UNITED STATES
SECURITIES AND EXCHANGE COMMISSION
Washington, D.C. 20549
FORM 8-K
CURRENT REPORT
Pursuant to Section 13 or 15(d) of the
Securities Exchange Act of 1934
October 28, 2011
Date of Report (Date of earliest event reported)
MOLEX INCORPORATED
(Exact name of registrant as specified in its charter)
| | | | |
Delaware | | 0-7491 | | 36-2369491 |
(State or other jurisdiction of incorporation) | | (Commission File Number) | | (IRS Employer Identification No.) |
2222 Wellington Court, Lisle, Illinois 60532
(Address and zip code of principal executive offices)
(630) 969-4550
(Registrant’s telephone number, including area code)
N/A
(Former name or former address, if changed since last report)

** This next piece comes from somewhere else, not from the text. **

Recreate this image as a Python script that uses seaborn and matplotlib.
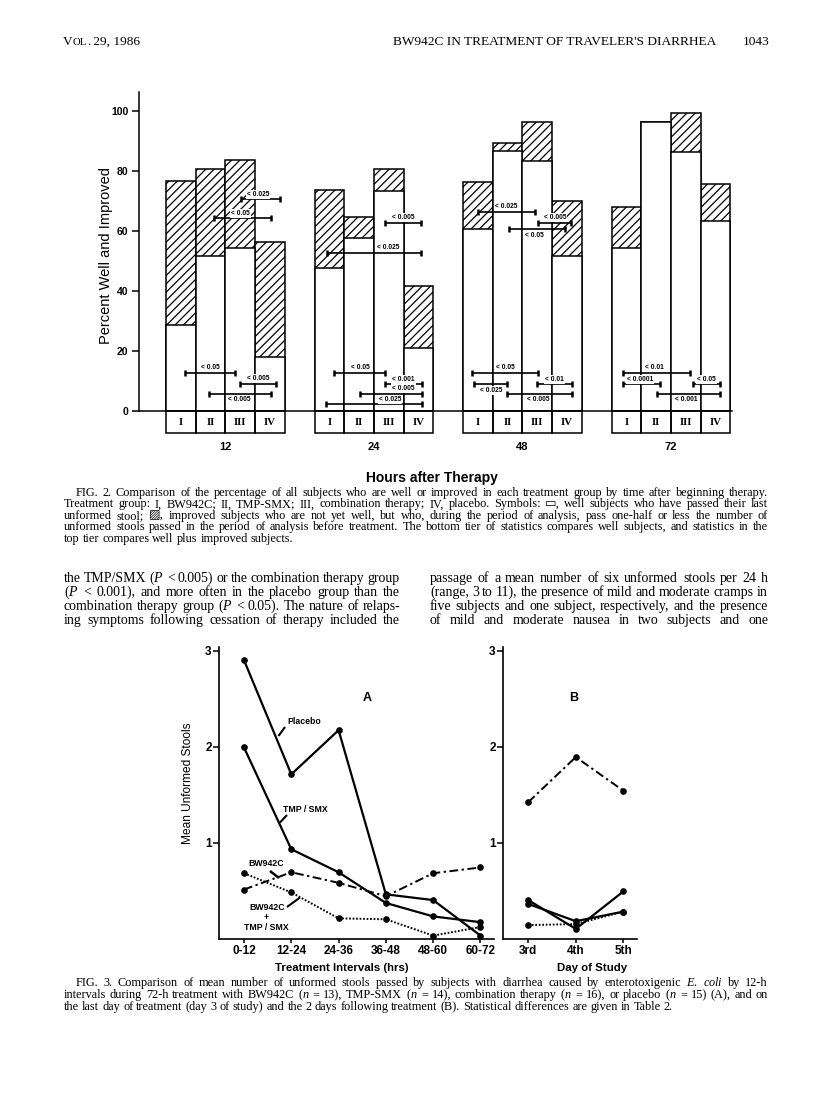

Check the appropriate box below if the Form 8-K filing is intended to simultaneously satisfy the filing obligation of the registrant under any of the following provisions (see General Instruction A.2. below):
¨ | Written communications pursuant to Rule 425 under the Securities Act (17 CFR 230.425) |
¨ | Soliciting material pursuant to Rule 14a-12 under the Exchange Act (17 CFR 240.14a-12) |
¨ | Pre-commencement communications pursuant to Rule 14d-2(b) under the Exchange Act (17 CFR 240.14d-2(b)) |
¨ | Pre-commencement communications pursuant to Rule 13e-4(c) under the Exchange Act (17 CFR 240.13e-4(c)) |
Item 5.07 Submission of Matters to a Vote of Security Holders
Molex Incorporated held its Annual Meeting of Shareholders on October 28, 2011.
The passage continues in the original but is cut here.